3 December 2021
As the economy emerged from the initial impact of COVID-19 and the sharpest decline in activity since the Great Depression, the market looked towards a recovery. While a bounce-back was expected, resilience transformed into a record-breaking year with strong momentum going into 2022.
In M&A globally, 2021 saw the strongest opening months on record1 with a number of factors combining to create conditions conducive to a boom. The year saw a resurgence of cross-border business and consumer confidence as a result of increased vaccination rates, and corporates and investors transitioning to a ‘living with COVID’ mindset. This shift in mentality manifested a ‘bigger is better’ trend, with unprecedented levels of dry powder looking to be deployed and an increased number of consortiums to facilitate high value ‘mega deals’. M&A was also well supported by capital markets more broadly, with ample liquidity in debt markets for Australian corporates and sponsors, supported by the current low interest rate environment, and strong equity market performance, including a significant year for companies going public.
Looking to 2022, the emerging COVID variant Omicron has caused uncertainty to increase again. It is likely that the renewed uncertainty will keep central banks in dovish mode for a while longer, despite the increasing inflationary concerns. Activity-wise, we expect M&A to remain strong, supported by ongoing availability of cheap capital; an increase in corporate appetite for growth and diversification; a move to offensive strategic activity in digitisation and decarbonisation; and ESG commitments now at the forefront of corporate, investor and public interest.
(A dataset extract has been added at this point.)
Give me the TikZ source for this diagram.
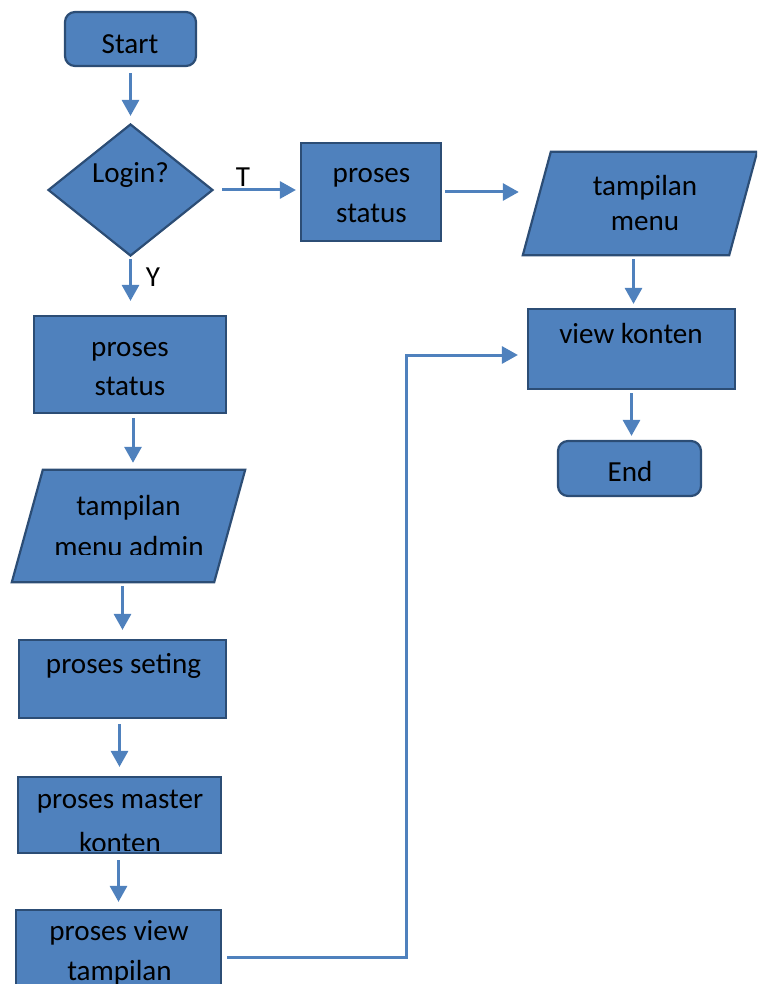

Co-Head of Equity Capital Markets, Macquarie Capital
Australia and New Zealand
Last year, we expected that acceleration or disruption of long-term structural trends like urbanisation, resilience, digitisation and the energy transition would be the main catalysts for market activity in 20212.
The aggressive pace of digital transformation continued in 2021, with most sectors recognising the need to close the digital divide. In education, while the rapid transformation to online learning put a spotlight on a severe lack of existing digital infrastructure in the sector, it also renewed focus on equitable learning opportunities for all and alleviated the longstanding headwinds in EdTech. Australia and New Zealand’s EdTech market is now poised for growth, with 68 per cent of EdTech companies already selling overseas and 97 per cent planning to do so.3
Chart 1: ‘Online Education in Australia - Market Research Report’, IBIS World, 13 May 2021.
Global Head of Software and Services and Co-Head of Macquarie Capital,
Alongside EdTech, other sub-sectors are also gathering momentum across the region. AgTech is emerging, with predictions it will become a $A100 billion industry by 20304; Australian FinTech is entering the global stage with deal interest and capital raisings increasing in size; and digital infrastructure is being propelled by demand for data centres and fibre networks. More broadly, digitisation shows no signs of slowing down and will continue to disrupt and transform traditionally under-digitised sectors, like healthcare, risk and compliance, resources and manufacturing.
Head of Technology, Macquarie Capital
Australia and New Zealand
This year has seen a societal consensus on the need to act on climate change and reduce emissions - highlighted on a global stage at the COP26 conference this year. This public demand and bottom-up pressure from the broader investor community has helped accelerate Australia’s green transition, with the expectation that all ASX100 corporates will soon commit to net zero. Those that do will likely find it easier to attract investment capital, with ~$A27 billion of dry powder5 looking to be deployed in green infrastructure and sustainable assets; and to facilitate large-scale M&A in support of the energy transition.
Co-Head of Macquarie Capital
Australia and New Zealand
While the finance sector and corporate Australia will continue to lead the way in the energy transition, technology is also playing a key role, with emerging opportunities in:
Energy storage: representing an expected >$A1 trillion opportunity6 for the technology industry to create large-scale energy storage solutions
Transport: expecting an increase in EV demand by 18 per cent p.a. over the next 10 years,7 with significant investments in charging infrastructure required to support this
Battery minerals: experiencing an acceleration in the sector, ignited by the increasing EV demand – with graphite, lithium and cobalt as the main “winners” (albeit off low bases).8
Chart 2: ‘Lithium Economics Through the Value Chain’, CRU Consulting, 31 March 2020.
In Australia, it’s clear that the sentiment around the pandemic can shift quickly. Both the emerging COVID variant and the upcoming federal election provide potential causes for uncertainty in 2022. However, there are signs that the economy has transitioned to ‘living with COVID’. GDP and employment have returned to pre-COVID levels and Australia now enjoys the title of a world vaccination leader. This, on top of a record-breaking year, growing consumer, corporate and investor confidence, and proliferating opportunities in digital transformation, ESG and the energy transition, indicates that momentum will continue into 2022 and beyond.